Since 2000, the carbon emission intensity in the Northeast has increased after first declining, and the growth rate of carbon emission intensity in the western and northern regions of Northeast China is higher than the average level in Northeast China. Carbon emission intensity has a spatial correlation in northeast China. Since 2000, the spatial aggregation of carbon emission intensity has improved.

(2)

The results of the spatial econometric model show that in the counties of Northeast China, population size, economic development level, public expenditure, and fractional vegetation cover have a suppressive effect on carbon emission intensity. When the vegetation cover exceeds its threshold value, it can have a larger inhibitory influence on carbon emission intensity.
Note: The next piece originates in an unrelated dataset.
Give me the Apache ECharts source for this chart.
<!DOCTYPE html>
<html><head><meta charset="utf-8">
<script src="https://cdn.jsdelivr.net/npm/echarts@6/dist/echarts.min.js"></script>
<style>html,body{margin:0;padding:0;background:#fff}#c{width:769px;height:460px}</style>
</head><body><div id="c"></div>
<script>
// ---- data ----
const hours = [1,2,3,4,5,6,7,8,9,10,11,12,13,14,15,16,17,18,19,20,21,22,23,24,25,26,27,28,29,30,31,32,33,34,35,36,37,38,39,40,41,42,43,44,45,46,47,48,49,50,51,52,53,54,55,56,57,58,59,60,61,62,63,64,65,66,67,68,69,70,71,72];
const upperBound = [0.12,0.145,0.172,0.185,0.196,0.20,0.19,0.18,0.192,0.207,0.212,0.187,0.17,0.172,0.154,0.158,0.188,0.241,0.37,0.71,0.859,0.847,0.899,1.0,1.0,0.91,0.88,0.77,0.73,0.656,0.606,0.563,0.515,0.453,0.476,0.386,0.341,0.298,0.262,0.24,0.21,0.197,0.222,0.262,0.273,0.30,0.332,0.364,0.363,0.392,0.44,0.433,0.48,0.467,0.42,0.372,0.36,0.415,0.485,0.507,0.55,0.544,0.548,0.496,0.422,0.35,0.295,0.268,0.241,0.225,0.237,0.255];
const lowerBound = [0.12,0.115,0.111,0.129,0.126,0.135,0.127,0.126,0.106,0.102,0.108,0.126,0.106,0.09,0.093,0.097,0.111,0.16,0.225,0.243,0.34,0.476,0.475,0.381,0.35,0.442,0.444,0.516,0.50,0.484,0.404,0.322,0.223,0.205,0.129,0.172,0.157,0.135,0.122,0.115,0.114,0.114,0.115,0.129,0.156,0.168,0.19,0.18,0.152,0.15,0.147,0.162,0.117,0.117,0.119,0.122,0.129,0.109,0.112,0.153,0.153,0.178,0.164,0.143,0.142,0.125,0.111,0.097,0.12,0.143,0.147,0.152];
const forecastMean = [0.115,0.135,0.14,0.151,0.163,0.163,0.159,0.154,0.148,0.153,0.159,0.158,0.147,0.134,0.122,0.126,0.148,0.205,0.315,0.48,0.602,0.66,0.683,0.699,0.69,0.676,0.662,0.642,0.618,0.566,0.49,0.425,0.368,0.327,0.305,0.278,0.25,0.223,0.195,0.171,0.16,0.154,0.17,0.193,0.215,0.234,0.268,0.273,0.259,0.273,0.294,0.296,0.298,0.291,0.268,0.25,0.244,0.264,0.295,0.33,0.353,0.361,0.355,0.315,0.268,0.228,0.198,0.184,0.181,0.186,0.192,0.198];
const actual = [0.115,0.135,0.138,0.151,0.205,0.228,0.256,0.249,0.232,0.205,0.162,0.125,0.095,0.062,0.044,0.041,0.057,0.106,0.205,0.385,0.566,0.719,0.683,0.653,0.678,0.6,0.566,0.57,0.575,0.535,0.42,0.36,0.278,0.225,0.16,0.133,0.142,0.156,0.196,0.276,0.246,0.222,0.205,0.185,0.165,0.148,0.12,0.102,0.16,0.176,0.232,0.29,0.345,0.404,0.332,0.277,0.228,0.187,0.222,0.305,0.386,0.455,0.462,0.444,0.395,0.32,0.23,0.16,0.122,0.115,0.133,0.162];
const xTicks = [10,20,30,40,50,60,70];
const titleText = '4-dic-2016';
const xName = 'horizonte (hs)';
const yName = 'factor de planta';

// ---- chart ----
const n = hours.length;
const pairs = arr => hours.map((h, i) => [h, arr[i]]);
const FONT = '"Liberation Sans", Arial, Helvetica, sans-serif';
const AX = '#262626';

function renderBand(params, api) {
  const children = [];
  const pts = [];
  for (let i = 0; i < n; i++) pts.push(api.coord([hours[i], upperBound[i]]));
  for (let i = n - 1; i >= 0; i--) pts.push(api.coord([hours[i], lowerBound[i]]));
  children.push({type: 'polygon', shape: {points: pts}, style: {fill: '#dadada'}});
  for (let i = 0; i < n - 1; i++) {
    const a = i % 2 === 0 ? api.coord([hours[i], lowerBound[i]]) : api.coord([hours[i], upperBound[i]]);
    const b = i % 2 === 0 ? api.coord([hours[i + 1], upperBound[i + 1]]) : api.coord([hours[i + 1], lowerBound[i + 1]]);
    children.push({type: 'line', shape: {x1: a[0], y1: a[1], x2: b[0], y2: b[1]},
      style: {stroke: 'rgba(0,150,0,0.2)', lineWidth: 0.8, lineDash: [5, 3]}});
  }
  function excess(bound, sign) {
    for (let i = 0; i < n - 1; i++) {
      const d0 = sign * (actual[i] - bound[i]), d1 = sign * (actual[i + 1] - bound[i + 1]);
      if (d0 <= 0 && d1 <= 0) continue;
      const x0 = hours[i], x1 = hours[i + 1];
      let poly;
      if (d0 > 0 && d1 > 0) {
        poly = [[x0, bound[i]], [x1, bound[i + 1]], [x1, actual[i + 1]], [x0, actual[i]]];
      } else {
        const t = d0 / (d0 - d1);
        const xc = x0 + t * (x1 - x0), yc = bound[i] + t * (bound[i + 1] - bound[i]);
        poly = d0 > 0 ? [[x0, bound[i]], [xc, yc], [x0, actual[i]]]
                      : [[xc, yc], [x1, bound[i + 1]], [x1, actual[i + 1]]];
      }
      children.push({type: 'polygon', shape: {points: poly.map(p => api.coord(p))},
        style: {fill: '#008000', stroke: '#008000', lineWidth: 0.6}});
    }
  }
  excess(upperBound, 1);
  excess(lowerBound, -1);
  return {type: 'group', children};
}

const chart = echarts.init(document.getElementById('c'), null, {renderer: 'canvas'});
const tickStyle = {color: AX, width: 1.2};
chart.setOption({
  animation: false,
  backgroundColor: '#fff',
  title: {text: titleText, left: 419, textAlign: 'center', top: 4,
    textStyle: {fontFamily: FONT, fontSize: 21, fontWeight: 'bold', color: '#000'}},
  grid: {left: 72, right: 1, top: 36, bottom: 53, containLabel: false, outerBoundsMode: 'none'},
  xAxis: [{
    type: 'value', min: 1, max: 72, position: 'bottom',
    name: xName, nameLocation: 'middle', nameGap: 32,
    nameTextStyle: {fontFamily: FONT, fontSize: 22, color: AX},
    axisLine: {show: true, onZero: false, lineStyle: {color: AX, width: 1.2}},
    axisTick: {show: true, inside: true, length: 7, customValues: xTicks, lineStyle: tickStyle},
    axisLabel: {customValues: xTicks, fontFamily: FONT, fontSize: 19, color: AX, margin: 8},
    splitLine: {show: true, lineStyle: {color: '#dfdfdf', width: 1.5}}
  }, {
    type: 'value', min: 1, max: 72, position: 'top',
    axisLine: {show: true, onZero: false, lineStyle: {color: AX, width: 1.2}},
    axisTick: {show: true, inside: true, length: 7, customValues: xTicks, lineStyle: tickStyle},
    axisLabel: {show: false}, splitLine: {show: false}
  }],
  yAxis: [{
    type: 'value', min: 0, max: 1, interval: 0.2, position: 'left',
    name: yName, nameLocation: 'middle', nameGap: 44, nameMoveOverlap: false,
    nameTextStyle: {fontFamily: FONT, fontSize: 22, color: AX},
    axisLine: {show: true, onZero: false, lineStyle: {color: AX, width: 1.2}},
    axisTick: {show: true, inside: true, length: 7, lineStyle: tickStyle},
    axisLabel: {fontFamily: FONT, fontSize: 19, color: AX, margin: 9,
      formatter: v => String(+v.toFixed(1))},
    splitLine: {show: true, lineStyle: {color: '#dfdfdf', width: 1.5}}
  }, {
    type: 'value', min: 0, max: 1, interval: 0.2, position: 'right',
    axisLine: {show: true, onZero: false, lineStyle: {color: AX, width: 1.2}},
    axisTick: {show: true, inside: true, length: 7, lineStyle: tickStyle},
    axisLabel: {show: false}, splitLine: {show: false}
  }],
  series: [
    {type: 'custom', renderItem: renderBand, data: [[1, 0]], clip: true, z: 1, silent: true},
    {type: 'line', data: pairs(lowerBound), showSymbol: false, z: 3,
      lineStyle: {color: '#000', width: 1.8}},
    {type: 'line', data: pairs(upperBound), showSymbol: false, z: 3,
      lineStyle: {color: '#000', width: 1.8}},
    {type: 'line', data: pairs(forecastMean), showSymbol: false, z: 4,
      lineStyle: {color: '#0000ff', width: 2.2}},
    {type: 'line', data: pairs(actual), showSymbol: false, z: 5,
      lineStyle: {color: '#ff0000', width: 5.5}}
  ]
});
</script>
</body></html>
The level of industrialization, living standard, land use structure dominated by arable land and construction land, and urbanization level all promote the increase of carbon emission intensity. The population size and level of economic development are significant driving forces among them.

(3)

Northeast China’s carbon emission intensity has a positive spatial spillover effect. Through the feedback mechanism, the increase in population size, the rise in economic development level, the level of industrialization as well as the improvement of living standard, the land use structure dominated by arable land and construction land, and the increase in urbanization level in the region will increase the carbon emission intensity in the surrounding areas. An increase in public expenditures leads to a decrease in carbon emission intensity in the surrounding area. The change in vegetation cover in this area does not affect the surrounding areas.